The only answer to that is “NO!”
Rona Munro’s play is set in the regime of a Glasgow gaol. Though she is not primarily concerned with polemics, she tells her story in such immediate human terms and so without sentimentality that what she says hits you hard and straight in the stomach.
She presents four very real people – a woman doing life for sticking a knife in her husband; her daughter who has spent most of her life not knowing the truth; a female prison officer who may be evilly-intended; her male colleague apparently dedicated to doing a nasty job with kindness and understanding.
You feel you get to know all of them very well and very quickly.

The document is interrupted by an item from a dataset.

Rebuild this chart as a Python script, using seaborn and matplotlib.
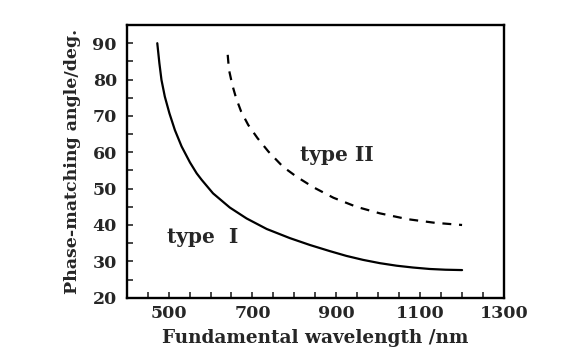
import matplotlib
matplotlib.use("Agg")
import matplotlib.pyplot as plt
import seaborn as sns
import pandas as pd
from matplotlib.ticker import MultipleLocator, FixedLocator

# type I (solid) curve
type1_wl = [473, 478, 483, 491, 502, 515, 531, 551, 567, 579, 606, 646,
            686, 734, 789, 837, 885, 924, 964, 1004, 1044, 1083, 1123, 1160, 1200]
type1_ang = [90, 84.5, 79.9, 75.3, 70.7, 66.1, 61.6, 57.2, 54.2, 52.4, 48.7, 44.8,
             41.8, 38.9, 36.4, 34.5, 32.8, 31.5, 30.4, 29.5, 28.8, 28.3, 27.9, 27.7, 27.6]

# type II (dashed) curve
type2_wl = [641, 644, 652, 661, 673, 690, 712, 738, 773, 805, 845, 893,
            948, 1004, 1070, 1135, 1200]
type2_ang = [86.8, 82.7, 78.5, 74.9, 71.2, 67.5, 63.9, 60.2, 56.0, 53.3, 50.4, 47.5,
             45.0, 43.2, 41.6, 40.6, 40.0]

x_ticks = [500, 700, 900, 1100, 1300]
y_ticks = [20, 30, 40, 50, 60, 70, 80, 90]

df1 = pd.DataFrame({"wl": type1_wl, "ang": type1_ang})
df2 = pd.DataFrame({"wl": type2_wl, "ang": type2_ang})

sns.set_style("ticks")
plt.rcParams["font.family"] = ["DejaVu Serif"]
plt.rcParams["font.weight"] = "bold"

fig = plt.figure(figsize=(5.62, 3.62), dpi=100)
ax = fig.add_axes([0.2254, 0.1776, 0.6714, 0.7533])

sns.lineplot(data=df1, x="wl", y="ang", ax=ax, color="black", linewidth=1.6,
             solid_joinstyle="round")
sns.lineplot(data=df2, x="wl", y="ang", ax=ax, color="black", linewidth=1.6,
             linestyle=(0, (4, 3.5)))

ax.set_xlim(400, 1300)
ax.set_ylim(20, 95)
ax.xaxis.set_major_locator(FixedLocator(x_ticks))
ax.xaxis.set_minor_locator(MultipleLocator(50))
ax.yaxis.set_major_locator(FixedLocator(y_ticks))
ax.yaxis.set_minor_locator(MultipleLocator(5))
ax.tick_params(which="both", direction="in", length=4, width=1.2, labelsize=12.5)
ax.tick_params(axis="x", pad=5)
ax.tick_params(axis="y", pad=7)
for s in ax.spines.values():
    s.set_linewidth(1.7)
    s.set_color("black")

ax.set_xlabel("Fundamental wavelength /nm", fontsize=13.3, fontweight="bold", labelpad=5)
ax.set_ylabel("Phase-matching angle/deg.", fontsize=12.5, fontweight="bold", labelpad=8)

ax.text(581, 36.8, "type  I", fontsize=14.5, fontweight="bold", ha="center", va="center")
ax.text(901, 59.3, "type II", fontsize=14.5, fontweight="bold", ha="center", va="center")

plt.savefig("out.png", dpi=100)
plt.close()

But how do they deal with one another ? Are their relationships what they seem ? Are they all behaving truthfully ? What is truth when you are confined and disorientated ?
Jerry Lyne’s cast deals with the situation with confidence and style, a great team and brilliant ! They are Sandie Armstrong, Erica Thornton, Alistair Lock and Laura Scobie. I won’t discuss them individually because they work so successfully as a group.
When I was younger, I was in and out of prison regularly. I do not have a criminal record.I was part of a Home Office Press team responsible for explaining the work of the then Prison Commission to the world at large. From that experience I know how accurate this production is. Unfortunately.
The way the play looks is crucial. Bleak and stark are the keys. Light is important and Strat Mastoris designed it well. The studio is black with few props, the only colours the red cover on the prison bed and the few flowers in the garden. The lighting gives it the depth it needs.
At first sight, you might think you’re in for a a dismal evening but in fact, it’s a valuable experience in the theatre. It comes with all the noise of a prison but not, thank God, the smell.